If you're looking to bond with your neighbors, you may want to try hosting a game night. By following a few simple guidelines, you can better ensure that a good time is had by all.

Before moving, you may want to make a point of packing any games that you have somewhere within easy access. They're not just a good form of entertainment on long car rides; activities are also a great way of getting to know your new neighbors.

While you may have said hello and even had a yard​-side chat with the people who live around you, eventually you may want to get to know them a little better. Sharing a meal or having a conversation over cocktails can be fun. Yet, not everyone drinks, and sometimes people are hard-pressed for topics with people they've just met. Games are a way to remove some of that pressure, giving everyone a chance to cut back and relax. However, if you're going to host a game night, there are some rules you may want to follow to ensure a successful evening. 

Serve food and drink

Even if you're hosting a game night after people normally eat, you still want to provide snacks and beverages. Not only does it help keep the party going, food is also a good way to encourage sociability. Also, there may be downtime in between games or points when you're waiting for people to arrive. Eating and drinking gives people something to do with their hands while sitting around, not to mention it's a good conversation starter.

Aim for casual

It's best not bring out your favorite game if it has a complex board, a small tome for an instruction booklet and a long running time. While your last neighbors may have been up for an all-night extravaganza, your address change means new personalities who may get bored or become easily frustrated by such an involved game. More casual options, such as charades or Pictionary, give people an opportunity to talk. It also allows them to step outside for a phone call or check on their kids without causing any sort of major disruption to the flow of the evening. 

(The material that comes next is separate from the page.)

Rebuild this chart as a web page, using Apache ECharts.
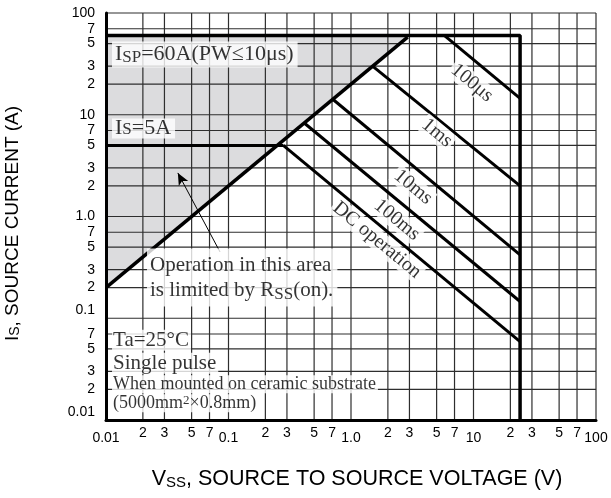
<!DOCTYPE html>
<html lang="en">
<head>
<meta charset="UTF-8">
<title>Safe operating area</title>
<style>
    html, body {
        margin: 0;
        padding: 0;
        background: #fff;
    }

    #chart {
        width: 611px;
        height: 498px;
    }
</style>
</head>
<body>
<div id="chart"></div>
<script src="https://cdn.jsdelivr.net/npm/echarts@6/dist/echarts.min.js"></script>
<script>
    // grid lines / tick labels (1-2-3-5-7 per decade)
    var xTicks = [0.01, 0.02, 0.03, 0.05, 0.07, 0.1, 0.2, 0.3, 0.5, 0.7, 1, 2, 3, 5, 7, 10, 20, 30, 50, 70, 100];
    var xTickLabels = ['0.01', '2', '3', '5', '7', '0.1', '2', '3', '5', '7', '1.0', '2', '3', '5', '7', '10', '2', '3', '5', '7', '100'];
    var yTicks = [0.01, 0.02, 0.03, 0.05, 0.07, 0.1, 0.2, 0.3, 0.5, 0.7, 1, 2, 3, 5, 7, 10, 20, 30, 50, 70, 100];
    var yTickLabels = ['0.01', '2', '3', '5', '7', '0.1', '2', '3', '5', '7', '1.0', '2', '3', '5', '7', '10', '2', '3', '5', '7', '100'];

    // limit lines, [V, A]
    var rssLine = [[0.01, 0.2], [2.9, 58]];
    var ispLine = [[0.01, 60], [24, 60], [24, 0.01]];
    var isLine = [[0.01, 5], [0.28, 5]];
    var dcLine = [[0.28, 5], [24, 0.059]];
    var ms100Line = [[0.415, 8.3], [24, 0.146]];
    var ms10Line = [[0.71, 14.2], [24, 0.42]];
    var ms1Line = [[1.5, 30], [24, 2.0]];
    var us100Line = [[5.8, 60], [24, 14.5]];
    var rssArea = [[0.01, 0.2], [2.9, 58], [2.9, 60], [0.01, 60]];
    var arrowFrom = [0.0853, 0.448];
    var arrowTo = [0.0386, 2.68];

    var X_MIN = 0.01, X_MAX = 100, Y_MIN = 0.01, Y_MAX = 100;

    var serif = '"Liberation Serif", "Times New Roman", serif';
    var sans = '"Liberation Sans", Arial, Helvetica, sans-serif';
    var GRID_COLOR = '#2e2e2e';

    var isDecade = function (v) {
        var l = Math.log10(v);
        return Math.abs(l - Math.round(l)) < 1e-6;
    };

    var findLabel = function (ticks, labels, v) {
        for (var i = 0; i < ticks.length; i++) {
            if (Math.abs(Math.log10(v / ticks[i])) < 1e-6) {
                return labels[i];
            }
        }
        return '';
    };

    var limitLine = function (data, width) {
        return {
            type: 'line',
            data: data,
            z: 3,
            symbol: 'none',
            silent: true,
            lineStyle: {color: '#000', width: width || 3},
            emphasis: {disabled: true}
        };
    };

    // grid drawn as a custom series so it sits between the shaded area and the curves
    var gridSeries = function (ticks, vertical) {
        return {
            type: 'custom',
            z: 1,
            silent: true,
            clip: false,
            data: ticks.map(function (v) {
                return vertical ? [v, 1] : [1, v];
            }),
            renderItem: function (params, api) {
                var a, b;
                if (vertical) {
                    a = api.coord([api.value(0), Y_MIN]);
                    b = api.coord([api.value(0), Y_MAX]);
                } else {
                    a = api.coord([X_MIN, api.value(1)]);
                    b = api.coord([X_MAX, api.value(1)]);
                }
                return {
                    type: 'line',
                    shape: {x1: a[0], y1: a[1], x2: b[0], y2: b[1]},
                    style: {stroke: GRID_COLOR, lineWidth: 1.2}
                };
            }
        };
    };

    var ANGLE = -39.7;
    var rotated = function (at, text) {
        return {
            value: at,
            label: {
                show: true,
                position: 'inside',
                rotate: ANGLE,
                formatter: text,
                fontFamily: serif,
                fontSize: 20,
                color: '#000',
                backgroundColor: '#fff',
                padding: [0, 2]
            }
        };
    };

    var notes = [
        {
            value: [0.01119, 39.1],
            label: {
                show: true, position: 'right', distance: 0,
                formatter: '{m|I}{s|SP}{m|=60A(PW≤10μs)}',
                backgroundColor: '#fff', padding: [1, 4, 1, 3],
                rich: {
                    m: {fontFamily: serif, fontSize: 22, lineHeight: 24, color: '#000'},
                    s: {fontFamily: serif, fontSize: 17, lineHeight: 17, verticalAlign: 'bottom', color: '#000'}
                }
            }
        },
        {
            value: [0.01119, 7.33],
            label: {
                show: true, position: 'right', distance: 0,
                formatter: '{m|I}{s|S}{m|=5A}',
                backgroundColor: '#fff', padding: [0, 4, 0, 3],
                rich: {
                    m: {fontFamily: serif, fontSize: 22, lineHeight: 20, color: '#000'},
                    s: {fontFamily: serif, fontSize: 17, lineHeight: 14, verticalAlign: 'bottom', color: '#000'}
                }
            }
        },
        {
            value: [0.0216, 0.251],
            label: {
                show: true, position: 'right', distance: 0,
                formatter: '{m|Operation in this area}\n{m|is limited by R}{s|SS}{m|(on).}',
                backgroundColor: '#fff', padding: [4, 4, 4, 3],
                rich: {
                    m: {fontFamily: serif, fontSize: 21, lineHeight: 25, color: '#000'},
                    s: {fontFamily: serif, fontSize: 17, lineHeight: 18, verticalAlign: 'bottom', color: '#000'}
                }
            }
        },
        {
            value: [0.0112, 0.0305],
            label: {
                show: true, position: 'right', distance: 0,
                formatter: '{a|Ta=25°C}\n{a|Single pulse}\n{b|When mounted on ceramic substrate}\n{b1|(5000mm}{c|2}{b2|×0.8mm)}',
                rich: {
                    a: {fontFamily: serif, fontSize: 21, lineHeight: 23, color: '#000', backgroundColor: '#fff', padding: [0, 2, 0, 1]},
                    b: {fontFamily: serif, fontSize: 18, lineHeight: 19, color: '#000', backgroundColor: '#fff', padding: [0, 2, 0, 1]},
                    b1: {fontFamily: serif, fontSize: 18, lineHeight: 19, color: '#000', backgroundColor: '#fff', padding: [0, 0, 0, 1]},
                    b2: {fontFamily: serif, fontSize: 18, lineHeight: 19, color: '#000', backgroundColor: '#fff', padding: [0, 2, 0, 0]},
                    c: {fontFamily: serif, fontSize: 13, lineHeight: 14, verticalAlign: 'top', color: '#000', backgroundColor: '#fff'}
                }
            }
        },
        rotated([9.72, 20.5], '100μs'),
        rotated([5.04, 6.62], '1ms'),
        rotated([3.21, 1.95], '10ms'),
        rotated([2.37, 0.925], '100ms'),
        rotated([1.63, 0.587], 'DC operation')
    ];

    var option = {
        animation: false,
        backgroundColor: '#fff',
        grid: {left: 106, right: 15, top: 13, bottom: 78, outerBoundsMode: 'none', containLabel: false},
        xAxis: {
            type: 'log',
            logBase: 10,
            min: X_MIN,
            max: X_MAX,
            z: 2,
            axisLine: {show: true, onZero: false, lineStyle: {color: '#000', width: 3}},
            axisTick: {show: false, customValues: xTicks},
            minorTick: {show: false},
            splitLine: {show: false},
            axisLabel: {
                customValues: xTicks,
                margin: 6,
                color: '#000',
                fontFamily: sans,
                fontSize: 14,
                formatter: function (v) {
                    var t = findLabel(xTicks, xTickLabels, v);
                    return isDecade(v) ? '{maj|' + t + '}' : t;
                },
                rich: {
                    maj: {fontFamily: sans, fontSize: 14, color: '#000', padding: [5, 0, 0, 0]}
                }
            },
            name: 'V{s|SS}, SOURCE TO SOURCE VOLTAGE (V)',
            nameLocation: 'middle',
            nameGap: 48,
            nameTextStyle: {
                fontFamily: sans, fontSize: 21.5, color: '#000',
                padding: [0, 0, 0, 12],
                rich: {s: {fontFamily: sans, fontSize: 15, color: '#000', verticalAlign: 'bottom', lineHeight: 14}}
            }
        },
        yAxis: {
            type: 'log',
            logBase: 10,
            min: Y_MIN,
            max: Y_MAX,
            z: 2,
            axisLine: {show: true, onZero: false, lineStyle: {color: '#000', width: 3}},
            axisTick: {show: false, customValues: yTicks},
            minorTick: {show: false},
            splitLine: {show: false},
            axisLabel: {
                customValues: yTicks,
                margin: 11,
                color: '#000',
                fontFamily: sans,
                fontSize: 14,
                formatter: function (v) {
                    var t = findLabel(yTicks, yTickLabels, v);
                    return v < 0.5 && isDecade(v) ? '{up|' + t + '}' : t;
                },
                rich: {
                    up: {fontFamily: sans, fontSize: 14, color: '#000', padding: [0, 0, 16, 0]}
                }
            },
            name: 'I{s|S}, SOURCE CURRENT (A)',
            nameLocation: 'middle',
            nameGap: 84,
            nameRotate: 90,
            nameTextStyle: {
                fontFamily: sans, fontSize: 19, color: '#000',
                padding: [0, 14, 0, 0],
                rich: {s: {fontFamily: sans, fontSize: 14, color: '#000', verticalAlign: 'bottom', lineHeight: 13}}
            }
        },
        series: [
            {
                // area limited by on-resistance
                type: 'custom',
                z: 0,
                silent: true,
                data: [rssArea[0]],
                renderItem: function (params, api) {
                    var pts = rssArea.map(function (p) {
                        return api.coord(p);
                    });
                    return {type: 'polygon', shape: {points: pts}, style: {fill: '#dcdcde'}};
                }
            },
            gridSeries(xTicks, true),
            gridSeries(yTicks, false),
            limitLine(ispLine, 3.5),
            limitLine(isLine, 3),
            limitLine(dcLine, 3),
            limitLine(ms100Line, 3),
            limitLine(ms10Line, 3),
            limitLine(ms1Line, 3),
            limitLine(us100Line, 3),
            {
                type: 'line',
                data: rssLine,
                z: 3,
                symbol: 'none',
                silent: true,
                lineStyle: {color: '#000', width: 3.5},
                emphasis: {disabled: true},
                markLine: {
                    silent: true,
                    symbol: ['none', 'arrow'],
                    symbolSize: [8, 12],
                    lineStyle: {color: '#000', width: 1, type: 'solid'},
                    label: {show: false},
                    emphasis: {disabled: true},
                    data: [[{coord: arrowFrom}, {coord: arrowTo}]]
                }
            },
            {
                type: 'scatter',
                z: 5,
                silent: true,
                symbolSize: 0,
                data: notes,
                emphasis: {disabled: true}
            }
        ]
    };

    var myChart = echarts.init(document.getElementById('chart'));
    myChart.setOption(option);
</script>
</body>
</html>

The one caveat to this rule, of course, is if your neighbor or neighbors have shown a fervent desire in learning how to play that complex game. Then, go for it.

Avoid boards

This rule is related to the last, in that some of the best games for hosting don't have a board that requires setting up or learning. Those that get people up and moving - even if just to draw a picture - already provide some energy to a party, and often allow for plenty of conversation in between rounds. Card games - from spades to Apples to Apples - are good alternatives to the board.

Minimize competition

Rivalries and the desire to win can be helpful in achieving success, but when it comes to meeting new people, you don't want to upset anyone by rousing people's competitive natures, including your own. Not only is competitiveness not fun for some, it can ruin a night if tempers flare. For that reason, it's usually a good idea to avoid games of high stakes, such as poker. The last thing you want is to create money problems among new neighbors. 

Mix up teams

When your party consists of couples, it may seem that you already have teams naturally chosen. However, you can get to know people a lot better by pitting partner against partner, and pairing up with people you've never met. It will also help people break out of their old routines if they're forced to cooperate with someone new.

Be inclusive

Lastly, never avoid inviting a neighbor just so you can keep teams even, or meet the maximum number of players for a game. Your party is about getting to know the people in your community, and so the type of game should come second to the people involved.